** BEGIN **

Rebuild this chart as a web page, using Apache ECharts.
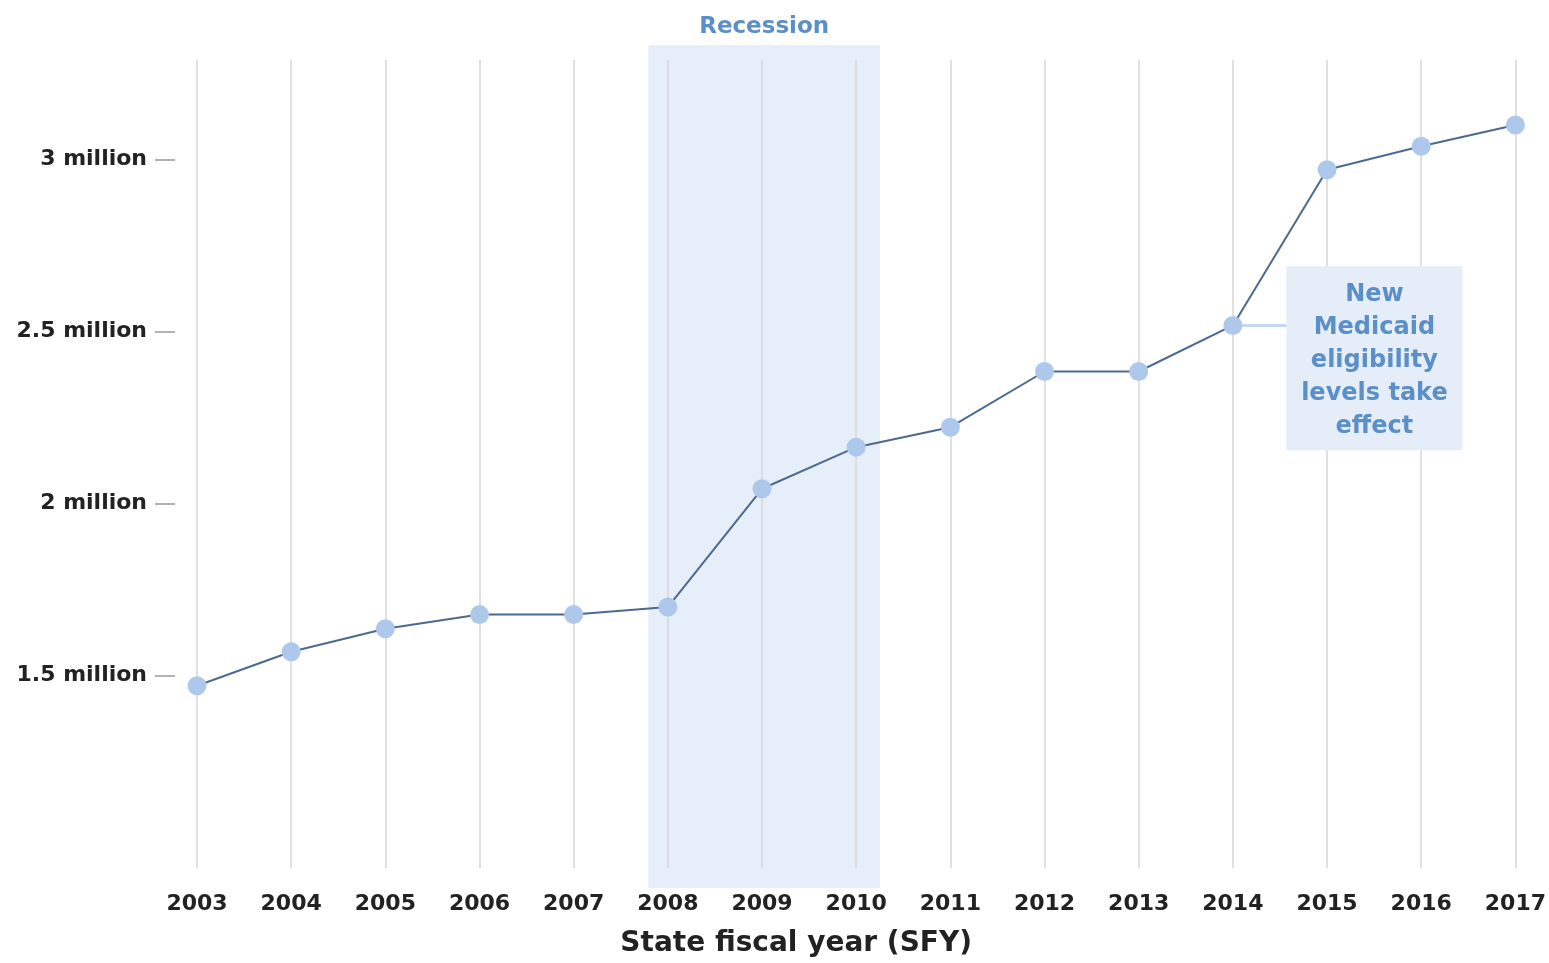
<!DOCTYPE html>
<html>
<head>
<meta charset="utf-8">
<script src="https://cdn.jsdelivr.net/npm/echarts@6/dist/echarts.min.js"></script>
<style>
  html, body { margin: 0; padding: 0; background: #fff; }
  #chart { width: 1549px; height: 963px; }
</style>
</head>
<body>
<div id="chart"></div>
<script>
// enrollment by state fiscal year
const years = [2003, 2004, 2005, 2006, 2007, 2008, 2009, 2010, 2011, 2012, 2013, 2014, 2015, 2016, 2017];
const enrollment = [1470000, 1569000, 1636000, 1677000, 1677000, 1699000, 2043000, 2164000,
  2222000, 2384000, 2384000, 2518000, 2971000, 3039000, 3101000];
const yTicks = [1500000, 2000000, 2500000, 3000000];
const recession = [2007.79, 2010.25];
const noteYear = 2014;
const noteText = "New\nMedicaid\neligibility\nlevels take\neffect";

const font = "DejaVu Sans";
const blue = "#5b8fc7";

const chart = echarts.init(document.getElementById("chart"));
chart.setOption({
  backgroundColor: "#fff",
  animation: false,
  grid: [
    { left: 197, right: 33, top: 60, bottom: 93 },
    { left: 197, right: 33, top: 45, bottom: 75 } // taller band for recession shading
  ],
  xAxis: [
    {
      type: "value",
      gridIndex: 0,
      z: 3,
      min: 2003,
      max: 2017,
      interval: 1,
      axisLine: { show: false },
      axisTick: { show: false },
      splitLine: { show: true, lineStyle: { color: "#d6d6d6", width: 1.5 } },
      axisLabel: {
        margin: 25,
        fontFamily: font,
        fontWeight: "bold",
        fontSize: 22,
        color: "#222",
        formatter: v => String(v)
      },
      name: "State fiscal year (SFY)",
      nameLocation: "middle",
      nameGap: 62,
      nameTextStyle: {
        fontFamily: font, fontWeight: "bold", fontSize: 28, color: "#222",
        padding: [0, 120, 0, 0]
      }
    },
    { type: "value", gridIndex: 1, min: 2003, max: 2017, show: false }
  ],
  yAxis: [
    {
      type: "value",
      gridIndex: 0,
      min: 940000,
      max: 3290000,
      offset: 22,
      axisLine: { show: false },
      splitLine: { show: false },
      axisTick: {
        show: true,
        length: 20,
        customValues: yTicks,
        lineStyle: { color: "#999", width: 1.5 }
      },
      axisLabel: {
        margin: 28,
        customValues: yTicks,
        fontFamily: font,
        fontWeight: "bold",
        fontSize: 22,
        color: "#222",
        formatter: v => (v / 1000000) + " million"
      }
    },
    { type: "value", gridIndex: 1, min: 0, max: 1, show: false }
  ],
  series: [
    {
      type: "line",
      xAxisIndex: 1,
      yAxisIndex: 1,
      z: -1,
      data: [],
      silent: true,
      markArea: {
        silent: true,
        itemStyle: { color: "#e6eef9" },
        label: {
          show: true,
          position: "top",
          distance: 6,
          color: blue,
          fontFamily: font,
          fontWeight: "bold",
          fontSize: 23
        },
        data: [[{ name: "Recession", xAxis: recession[0], yAxis: 0 }, { xAxis: recession[1], yAxis: 1 }]]
      }
    },
    {
      type: "line",
      xAxisIndex: 0,
      yAxisIndex: 0,
      z: 5,
      data: years.map((y, i) => [y, enrollment[i]]),
      lineStyle: { color: "#4c6a8c", width: 2 },
      symbol: "circle",
      symbolSize: 19,
      itemStyle: { color: "#aec8eb", borderWidth: 0 },
      markLine: {
        silent: true,
        symbol: "none",
        lineStyle: { color: "#c4d7f0", width: 3, type: "solid" },
        label: { show: false },
        data: [[
          { coord: [noteYear, enrollment[years.indexOf(noteYear)]] },
          { coord: [noteYear + 0.6, enrollment[years.indexOf(noteYear)]] }
        ]]
      },
      markPoint: {
        silent: true,
        symbol: "rect",
        symbolSize: [176, 184],
        itemStyle: { color: "#e4edf8" },
        label: {
          show: true,
          position: "inside",
          offset: [0, 3],
          color: blue,
          fontFamily: font,
          fontWeight: "bold",
          fontSize: 24,
          lineHeight: 33,
          align: "center",
          formatter: noteText
        },
        data: [{ coord: [2015.503, 2422600] }]
      }
    }
  ]
});
</script>
</body>
</html>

** END **

### SHORT PROBLEM:
Print the complete listing exactly, apart from any pictures.

### FINAL RESULT:
Rebuild this chart as a web page, using Apache ECharts.
<!DOCTYPE html>
<html>
<head>
<meta charset="utf-8">
<script src="https://cdn.jsdelivr.net/npm/echarts@6/dist/echarts.min.js"></script>
<style>
  html, body { margin: 0; padding: 0; background: #fff; }
  #chart { width: 1549px; height: 963px; }
</style>
</head>
<body>
<div id="chart"></div>
<script>
// enrollment by state fiscal year
const years = [2003, 2004, 2005, 2006, 2007, 2008, 2009, 2010, 2011, 2012, 2013, 2014, 2015, 2016, 2017];
const enrollment = [1470000, 1569000, 1636000, 1677000, 1677000, 1699000, 2043000, 2164000,
  2222000, 2384000, 2384000, 2518000, 2971000, 3039000, 3101000];
const yTicks = [1500000, 2000000, 2500000, 3000000];
const recession = [2007.79, 2010.25];
const noteYear = 2014;
const noteText = "New\nMedicaid\neligibility\nlevels take\neffect";

const font = "DejaVu Sans";
const blue = "#5b8fc7";

const chart = echarts.init(document.getElementById("chart"));
chart.setOption({
  backgroundColor: "#fff",
  animation: false,
  grid: [
    { left: 197, right: 33, top: 60, bottom: 93 },
    { left: 197, right: 33, top: 45, bottom: 75 } // taller band for recession shading
  ],
  xAxis: [
    {
      type: "value",
      gridIndex: 0,
      z: 3,
      min: 2003,
      max: 2017,
      interval: 1,
      axisLine: { show: false },
      axisTick: { show: false },
      splitLine: { show: true, lineStyle: { color: "#d6d6d6", width: 1.5 } },
      axisLabel: {
        margin: 25,
        fontFamily: font,
        fontWeight: "bold",
        fontSize: 22,
        color: "#222",
        formatter: v => String(v)
      },
      name: "State fiscal year (SFY)",
      nameLocation: "middle",
      nameGap: 62,
      nameTextStyle: {
        fontFamily: font, fontWeight: "bold", fontSize: 28, color: "#222",
        padding: [0, 120, 0, 0]
      }
    },
    { type: "value", gridIndex: 1, min: 2003, max: 2017, show: false }
  ],
  yAxis: [
    {
      type: "value",
      gridIndex: 0,
      min: 940000,
      max: 3290000,
      offset: 22,
      axisLine: { show: false },
      splitLine: { show: false },
      axisTick: {
        show: true,
        length: 20,
        customValues: yTicks,
        lineStyle: { color: "#999", width: 1.5 }
      },
      axisLabel: {
        margin: 28,
        customValues: yTicks,
        fontFamily: font,
        fontWeight: "bold",
        fontSize: 22,
        color: "#222",
        formatter: v => (v / 1000000) + " million"
      }
    },
    { type: "value", gridIndex: 1, min: 0, max: 1, show: false }
  ],
  series: [
    {
      type: "line",
      xAxisIndex: 1,
      yAxisIndex: 1,
      z: -1,
      data: [],
      silent: true,
      markArea: {
        silent: true,
        itemStyle: { color: "#e6eef9" },
        label: {
          show: true,
          position: "top",
          distance: 6,
          color: blue,
          fontFamily: font,
          fontWeight: "bold",
          fontSize: 23
        },
        data: [[{ name: "Recession", xAxis: recession[0], yAxis: 0 }, { xAxis: recession[1], yAxis: 1 }]]
      }
    },
    {
      type: "line",
      xAxisIndex: 0,
      yAxisIndex: 0,
      z: 5,
      data: years.map((y, i) => [y, enrollment[i]]),
      lineStyle: { color: "#4c6a8c", width: 2 },
      symbol: "circle",
      symbolSize: 19,
      itemStyle: { color: "#aec8eb", borderWidth: 0 },
      markLine: {
        silent: true,
        symbol: "none",
        lineStyle: { color: "#c4d7f0", width: 3, type: "solid" },
        label: { show: false },
        data: [[
          { coord: [noteYear, enrollment[years.indexOf(noteYear)]] },
          { coord: [noteYear + 0.6, enrollment[years.indexOf(noteYear)]] }
        ]]
      },
      markPoint: {
        silent: true,
        symbol: "rect",
        symbolSize: [176, 184],
        itemStyle: { color: "#e4edf8" },
        label: {
          show: true,
          position: "inside",
          offset: [0, 3],
          color: blue,
          fontFamily: font,
          fontWeight: "bold",
          fontSize: 24,
          lineHeight: 33,
          align: "center",
          formatter: noteText
        },
        data: [{ coord: [2015.503, 2422600] }]
      }
    }
  ]
});
</script>
</body>
</html>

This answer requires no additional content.